The CFE738 is a two-shaft design, consisting of a single stage bypass fan connected via one shaft to a 3-stage low-pressure (LP) turbine at the rear of the engine; with a six-stage combination low-pressure/high-pressure (LP/HP) axial/centrifugal compressor (five axial stages and one centrifugal stage) driven by a two-stage HP turbine, between the fan and the LP turbine, on the other shaft. There is an axial combustion chamber between the compressor stages and the HP turbine. A mixer is built in to the jetpipe to mix cold bypass air with the hot exhaust gases. The engine has an overall pressure ratio of 35:1, which is extremely high for an engine with a centrifugal compressor. Other cycle parameters are a bypass ratio of 5.3 and airflow of 240 lb/s (108.9 kg/s). The take-off thrust is 5,600 lbf (24.9 kN), flat-rated to ISA +15°C (30°C, 86°F).
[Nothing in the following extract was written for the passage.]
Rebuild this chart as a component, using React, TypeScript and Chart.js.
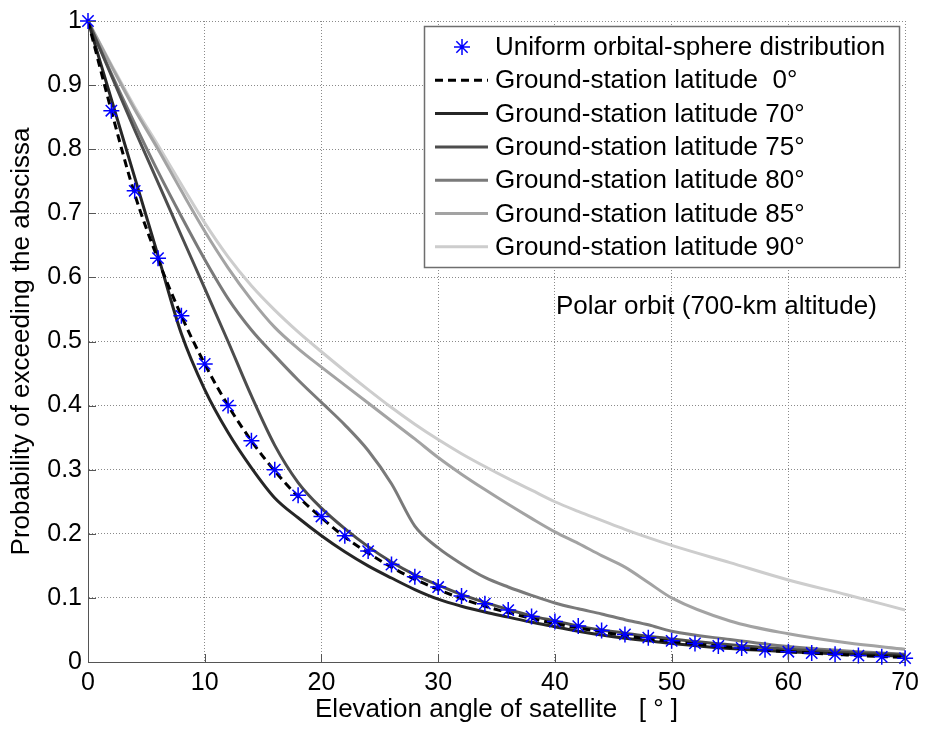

Chosen to power the Falcon 2000 in 1990, the engine was also first run in May 1990, and it was first flown on a Boeing 727 testbed on 31 August 1992. The CFE738-1 made its inaugural flight on a Falcon 2000 prototype on March 4, 1993. It was certified by the United States Federal Aviation Administration (FAA) on December 17, 1993, and it entered service in 1994.